Set down each line of the material that follows, exactly, with no pictures.

-------

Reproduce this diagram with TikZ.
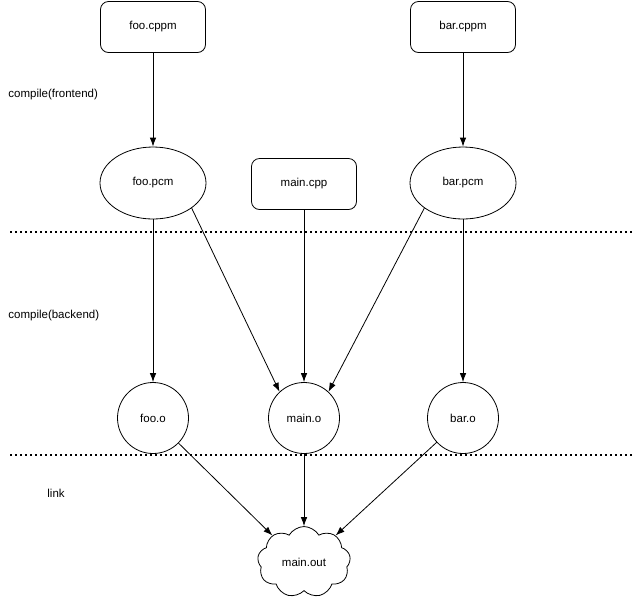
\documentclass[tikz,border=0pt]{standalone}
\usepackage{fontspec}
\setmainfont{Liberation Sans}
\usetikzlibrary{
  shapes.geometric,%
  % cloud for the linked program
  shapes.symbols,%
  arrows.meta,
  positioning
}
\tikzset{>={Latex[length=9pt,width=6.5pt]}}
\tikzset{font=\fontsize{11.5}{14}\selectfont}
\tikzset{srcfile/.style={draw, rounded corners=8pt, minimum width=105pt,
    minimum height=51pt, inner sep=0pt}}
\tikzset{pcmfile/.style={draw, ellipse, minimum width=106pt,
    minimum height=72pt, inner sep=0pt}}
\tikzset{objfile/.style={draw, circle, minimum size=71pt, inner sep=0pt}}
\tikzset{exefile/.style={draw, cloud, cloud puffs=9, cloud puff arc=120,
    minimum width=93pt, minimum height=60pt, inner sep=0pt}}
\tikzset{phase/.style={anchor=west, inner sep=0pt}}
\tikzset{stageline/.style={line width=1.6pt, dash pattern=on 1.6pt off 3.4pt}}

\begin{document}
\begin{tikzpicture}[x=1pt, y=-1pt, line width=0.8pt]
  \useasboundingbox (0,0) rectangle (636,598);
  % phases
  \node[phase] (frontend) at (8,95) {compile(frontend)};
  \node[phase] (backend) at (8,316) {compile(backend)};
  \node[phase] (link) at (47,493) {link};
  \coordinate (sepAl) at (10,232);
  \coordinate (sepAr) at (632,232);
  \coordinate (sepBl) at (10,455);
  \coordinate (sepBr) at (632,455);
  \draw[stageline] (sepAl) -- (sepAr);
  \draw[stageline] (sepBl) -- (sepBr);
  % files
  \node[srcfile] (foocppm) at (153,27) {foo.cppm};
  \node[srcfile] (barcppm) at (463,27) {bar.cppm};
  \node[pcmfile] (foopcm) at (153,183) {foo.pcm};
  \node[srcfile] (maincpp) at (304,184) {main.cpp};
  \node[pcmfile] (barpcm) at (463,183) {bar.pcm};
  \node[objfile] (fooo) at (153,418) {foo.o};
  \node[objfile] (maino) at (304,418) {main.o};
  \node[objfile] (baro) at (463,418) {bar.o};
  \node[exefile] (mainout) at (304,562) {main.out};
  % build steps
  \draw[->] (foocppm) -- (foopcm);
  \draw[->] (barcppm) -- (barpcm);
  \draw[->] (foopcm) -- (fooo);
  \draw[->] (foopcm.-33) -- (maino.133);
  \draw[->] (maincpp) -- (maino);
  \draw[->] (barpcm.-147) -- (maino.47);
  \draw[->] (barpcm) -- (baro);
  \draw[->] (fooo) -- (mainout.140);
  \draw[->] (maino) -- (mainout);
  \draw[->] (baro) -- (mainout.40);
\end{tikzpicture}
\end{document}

-------

_Expected output:_
Reproduce this diagram with TikZ.
\documentclass[tikz,border=0pt]{standalone}
\usepackage{fontspec}
\setmainfont{Liberation Sans}
\usetikzlibrary{
  shapes.geometric,%
  % cloud for the linked program
  shapes.symbols,%
  arrows.meta,
  positioning
}
\tikzset{>={Latex[length=9pt,width=6.5pt]}}
\tikzset{font=\fontsize{11.5}{14}\selectfont}
\tikzset{srcfile/.style={draw, rounded corners=8pt, minimum width=105pt,
    minimum height=51pt, inner sep=0pt}}
\tikzset{pcmfile/.style={draw, ellipse, minimum width=106pt,
    minimum height=72pt, inner sep=0pt}}
\tikzset{objfile/.style={draw, circle, minimum size=71pt, inner sep=0pt}}
\tikzset{exefile/.style={draw, cloud, cloud puffs=9, cloud puff arc=120,
    minimum width=93pt, minimum height=60pt, inner sep=0pt}}
\tikzset{phase/.style={anchor=west, inner sep=0pt}}
\tikzset{stageline/.style={line width=1.6pt, dash pattern=on 1.6pt off 3.4pt}}

\begin{document}
\begin{tikzpicture}[x=1pt, y=-1pt, line width=0.8pt]
  \useasboundingbox (0,0) rectangle (636,598);
  % phases
  \node[phase] (frontend) at (8,95) {compile(frontend)};
  \node[phase] (backend) at (8,316) {compile(backend)};
  \node[phase] (link) at (47,493) {link};
  \coordinate (sepAl) at (10,232);
  \coordinate (sepAr) at (632,232);
  \coordinate (sepBl) at (10,455);
  \coordinate (sepBr) at (632,455);
  \draw[stageline] (sepAl) -- (sepAr);
  \draw[stageline] (sepBl) -- (sepBr);
  % files
  \node[srcfile] (foocppm) at (153,27) {foo.cppm};
  \node[srcfile] (barcppm) at (463,27) {bar.cppm};
  \node[pcmfile] (foopcm) at (153,183) {foo.pcm};
  \node[srcfile] (maincpp) at (304,184) {main.cpp};
  \node[pcmfile] (barpcm) at (463,183) {bar.pcm};
  \node[objfile] (fooo) at (153,418) {foo.o};
  \node[objfile] (maino) at (304,418) {main.o};
  \node[objfile] (baro) at (463,418) {bar.o};
  \node[exefile] (mainout) at (304,562) {main.out};
  % build steps
  \draw[->] (foocppm) -- (foopcm);
  \draw[->] (barcppm) -- (barpcm);
  \draw[->] (foopcm) -- (fooo);
  \draw[->] (foopcm.-33) -- (maino.133);
  \draw[->] (maincpp) -- (maino);
  \draw[->] (barpcm.-147) -- (maino.47);
  \draw[->] (barpcm) -- (baro);
  \draw[->] (fooo) -- (mainout.140);
  \draw[->] (maino) -- (mainout);
  \draw[->] (baro) -- (mainout.40);
\end{tikzpicture}
\end{document}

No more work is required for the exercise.